The thick, hot smells of packed buses -- this bald man, his pate covered by tiny bubbles of sweat; that young woman, her dacron dress clinging dark to her body; those two men, clutching their briefcases to their chests as they sit in the front row of the bus, while spreading dark spots of sweat grow down the backs of their shirts -- is what the tourists remember from Tel Aviv. But darker, uncrowded and more exotic places exist. A small bookshop on a side street off Allenby, where on high metal shelves the cracked leatherbound volumes of Judaica and Palestinica, and cardboard bound Russian first editions seem to sop up the humidity, is not air conditioned. But treasure hunters often demand adversity as part of the adventure.

The owner keeps a small table fan on a pile of books on top of a stool. The air rushes through the narrow corridor lined with shelves. But by the time it reaches the table where the old man sits, the wind is only a feeble breeze. Just the difference in light between inside and outside makes his shop cool.

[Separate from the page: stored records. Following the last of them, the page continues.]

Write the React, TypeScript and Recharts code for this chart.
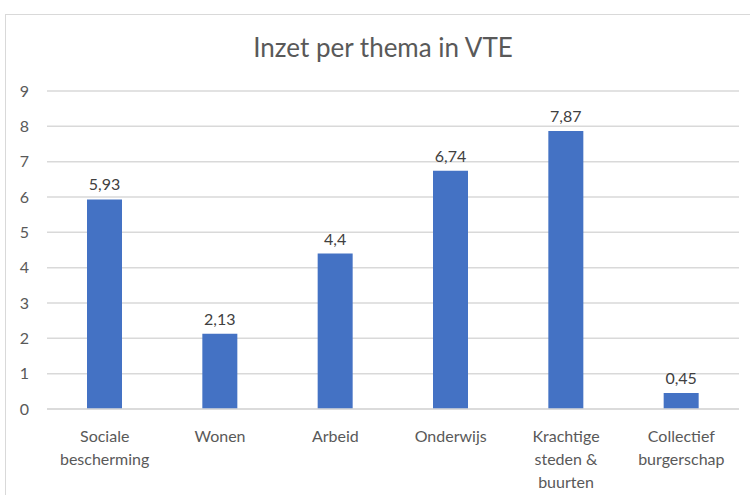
import React from 'react';
import { BarChart, Bar, XAxis, YAxis, CartesianGrid, LabelList } from 'recharts';

// Categories (line breaks as in the original axis labels)
const categories = [
  'Sociale\nbescherming',
  'Wonen',
  'Arbeid',
  'Onderwijs',
  'Krachtige\nsteden &\nbuurten',
  'Collectief\nburgerschap',
];

// Inzet in VTE per thema
const vteValues = [5.93, 2.13, 4.4, 6.74, 7.87, 0.45];

const yTicks = [0, 1, 2, 3, 4, 5, 6, 7, 8, 9];

const data = categories.map((name, i) => ({ name, vte: vteValues[i] }));

const FONT = 'Lato, "Open Sans", sans-serif';
const TEXT = '#595959';

// comma as decimal separator (Dutch)
const formatNl = (v: number) => String(v).replace('.', ',');

const MultiLineTick = (props: any) => {
  const { x, y, payload } = props;
  const lines = String(payload.value).split('\n');
  return (
    <g transform={`translate(${x},${y})`}>
      {lines.map((line, i) => (
        <text
          key={i}
          x={0}
          y={0}
          dy={25 + i * 23}
          textAnchor="middle"
          fill={TEXT}
          fontSize={16}
          fontFamily={FONT}
        >
          {line}
        </text>
      ))}
    </g>
  );
};

const App = () => {
  return (
    <div
      style={{
        position: 'fixed',
        left: 0,
        top: 0,
        width: 750,
        height: 495,
        background: '#fff',
        overflow: 'hidden',
      }}
    >
      {/* chart area border, runs off the right and bottom edges */}
      <div
        style={{
          position: 'absolute',
          left: 5,
          top: 14,
          width: 800,
          height: 600,
          border: '1px solid #d9d9d9',
        }}
      />
      <div
        style={{
          position: 'absolute',
          left: 0,
          top: 32,
          width: 766,
          textAlign: 'center',
          fontFamily: FONT,
          fontSize: 26,
          lineHeight: 1.2,
          color: TEXT,
        }}
      >
        Inzet per thema in VTE
      </div>
      <div style={{ position: 'absolute', left: 0, top: 0 }}>
        <BarChart
          width={750}
          height={495}
          data={data}
          margin={{ top: 91, right: 11, left: 0, bottom: 6 }}
          barCategoryGap={40}
        >
          <CartesianGrid vertical={false} stroke="#d9d9d9" strokeWidth={1.5} />
          <XAxis
            dataKey="name"
            axisLine={{ stroke: '#d9d9d9', strokeWidth: 1.5 }}
            tickLine={false}
            interval={0}
            height={80}
            tick={<MultiLineTick />}
          />
          <YAxis
            domain={[0, 9]}
            ticks={yTicks}
            width={47}
            axisLine={false}
            tickLine={false}
            tickSize={0}
            tickMargin={18}
            tick={{ fill: TEXT, fontSize: 16, fontFamily: FONT }}
          />
          <Bar dataKey="vte" fill="#4472c4" isAnimationActive={false}>
            <LabelList
              dataKey="vte"
              position="top"
              offset={9}
              formatter={(v: any) => formatNl(Number(v))}
              style={{ fill: '#404040', fontSize: 16, fontFamily: FONT }}
            />
          </Bar>
        </BarChart>
      </div>
    </div>
  );
};

export default App;
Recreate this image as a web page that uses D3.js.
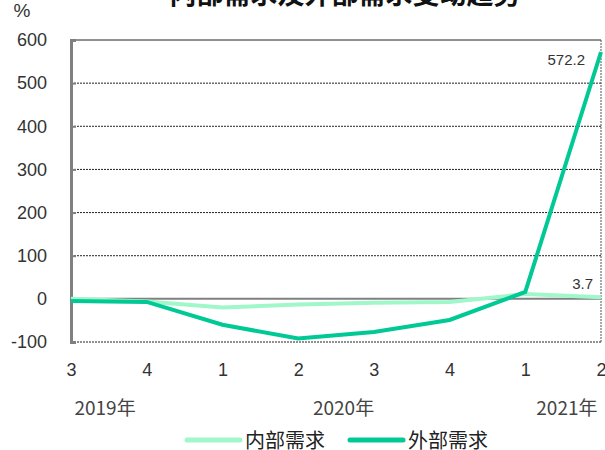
<!DOCTYPE html>
<html>
<head>
<meta charset="utf-8">
<script src="https://cdn.jsdelivr.net/npm/d3@7"></script>
<style>
  body { margin: 0; background: #fff; }
  svg text { font-family: "Liberation Sans", Arial, sans-serif; fill: #333; }
  .cjk { font-family: "Noto Sans CJK SC", sans-serif; }
</style>
</head>
<body>
<svg id="chart" width="605" height="450"></svg>
<script>
"use strict";

// quarters along the x axis
const quarters = ["3", "4", "1", "2", "3", "4", "1", "2"];
const years = [{label: "2019年", at: 0.45}, {label: "2020年", at: 3.6}, {label: "2021年", at: 6.55}];

// series values (%)
const internalDemand = [0, -6, -20, -13, -9, -7, 11, 3.7];
const externalDemand = [-5, -7, -60, -92, -77, -49, 16, 572.2];

const yTicks = [-100, 0, 100, 200, 300, 400, 500, 600];

const chartMargin = { left: 71, top: 40, right: 4, bottom: 108 };
const chartWidth = 605;
const chartHeight = 450;

const lightGreen = "#a0f7ca";
const darkGreen = "#00c995";

const svg = d3.select("#chart");

const x = d3.scalePoint()
  .domain(d3.range(quarters.length))
  .range([chartMargin.left, chartWidth - chartMargin.right]);

const y = d3.scaleLinear()
  .domain([-100, 600])
  .range([chartHeight - chartMargin.bottom, chartMargin.top]);

//title, mostly cut off at the top edge
svg.append("text")
  .attr("class", "cjk")
  .attr("x", 345).attr("y", 4)
  .attr("text-anchor", "middle")
  .style("font-size", "27px")
  .style("font-weight", "bold")
  .style("fill", "#111")
  .text("内部需求及外部需求变动趋势");

svg.append("text")
  .attr("x", 22).attr("y", 17)
  .attr("text-anchor", "middle")
  .style("font-size", "19px")
  .text("%");

//grid lines
svg.append("g")
  .selectAll("line")
  .data(yTicks.filter(d => d !== 0))
  .enter()
  .append("line")
  .attr("x1", chartMargin.left).attr("x2", chartWidth - chartMargin.right)
  .attr("y1", d => y(d)).attr("y2", d => y(d))
  .attr("stroke", "#222")
  .attr("stroke-width", 1)
  .attr("stroke-dasharray", d => d === 600 ? null : "2,1");

//right border
svg.append("line")
  .attr("x1", chartWidth - chartMargin.right).attr("x2", chartWidth - chartMargin.right)
  .attr("y1", y(600)).attr("y2", y(-100))
  .attr("stroke", "#555")
  .attr("stroke-dasharray", "2,1");

//zero line
svg.append("line")
  .attr("x1", chartMargin.left).attr("x2", chartWidth - chartMargin.right)
  .attr("y1", y(0)).attr("y2", y(0))
  .attr("stroke", "#808080")
  .attr("stroke-width", 2);

//left axis (plain hyphen for negatives)
const axisLeft = d3.axisLeft(y).tickValues(yTicks).tickFormat(d => String(d)).tickSize(-5).tickPadding(24);
const gLeft = svg.append("g")
  .attr("transform", "translate(" + chartMargin.left + ",0)")
  .call(axisLeft);
gLeft.select(".domain").attr("stroke", "#808080").attr("stroke-width", 3);
gLeft.selectAll(".tick line").attr("stroke", "#808080").attr("stroke-width", 2);
gLeft.selectAll(".tick text").style("font-size", "18px").style("fill", "#333")
  .attr("font-family", "Liberation Sans, Arial, sans-serif");

//bottom labels
const axisBottom = d3.axisBottom(x).tickFormat(i => quarters[i]).tickSize(0).tickPadding(21);
const gBottom = svg.append("g")
  .attr("transform", "translate(0," + (chartHeight - chartMargin.bottom) + ")")
  .call(axisBottom);
gBottom.select(".domain").remove();
gBottom.selectAll(".tick text").style("font-size", "18px").style("fill", "#333")
  .attr("font-family", "Liberation Sans, Arial, sans-serif");

svg.append("g")
  .selectAll("text")
  .data(years)
  .enter()
  .append("text")
  .attr("class", "cjk")
  .attr("x", d => chartMargin.left + d.at * x.step())
  .attr("y", 415)
  .attr("text-anchor", "middle")
  .style("font-size", "19px")
  .style("fill", "#444")
  .text(d => d.label);

//lines
const line = d3.line().x((_, i) => x(i)).y(d => y(d));

svg.append("path")
  .datum(internalDemand)
  .attr("d", line)
  .attr("fill", "none")
  .attr("stroke", lightGreen)
  .attr("stroke-width", 4);

svg.append("path")
  .datum(externalDemand)
  .attr("d", line)
  .attr("fill", "none")
  .attr("stroke", darkGreen)
  .attr("stroke-width", 4);

//data labels on the last point
const last = quarters.length - 1;
svg.append("text")
  .attr("x", x(last) - 16).attr("y", y(externalDemand[last]) + 13)
  .attr("text-anchor", "end")
  .style("font-size", "15px")
  .text(d3.format(".1f")(externalDemand[last]));

svg.append("text")
  .attr("x", x(last) - 8).attr("y", y(internalDemand[last]) - 8)
  .attr("text-anchor", "end")
  .style("font-size", "15px")
  .text(d3.format(".1f")(internalDemand[last]));

//legend
const legendItems = [
  {name: "内部需求", color: lightGreen, x: 187},
  {name: "外部需求", color: darkGreen, x: 350}
];
const legend = svg.append("g")
  .selectAll("g")
  .data(legendItems)
  .enter()
  .append("g")
  .attr("transform", d => "translate(" + d.x + ",440)");
legend.append("line")
  .attr("x1", 0).attr("x2", 53)
  .attr("stroke", d => d.color)
  .attr("stroke-width", 5)
  .attr("stroke-linecap", "round");
legend.append("text")
  .attr("class", "cjk")
  .attr("x", 58).attr("y", 8)
  .style("font-size", "20px")
  .style("fill", "#222")
  .text(d => d.name);
</script>
</body>
</html>
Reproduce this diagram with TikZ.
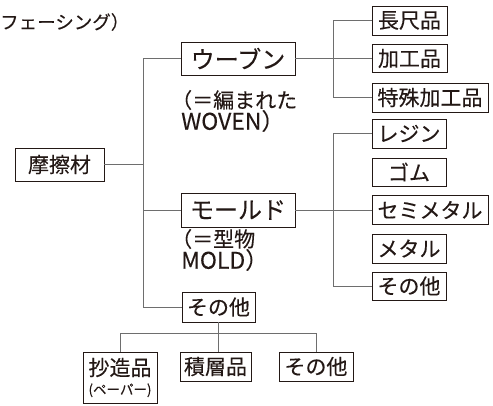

A few blocks away there's a pool hall -- pool halls are always dark and cool, with large slow turning fans above the table -- and the sound of the clicking balls on the green beieze floats down to the shady side of Allenby. Another block away is a run-down skin-flick theatre, but the airconditioning is not strong enough to entice any except the most sadly lonely or happily horny.

The real shade will come at dusk, of course, with hopes for a breeze from the sea. And at night, sleepless and sweaty, escapees from small apartments will roam the city streets, along the seaside boardwalk, filling the small neighbourhood parks with the sounds of children up past their bedtime. On days like these, the heat-woven days of summer, everything should be forgiven, for what else can one do?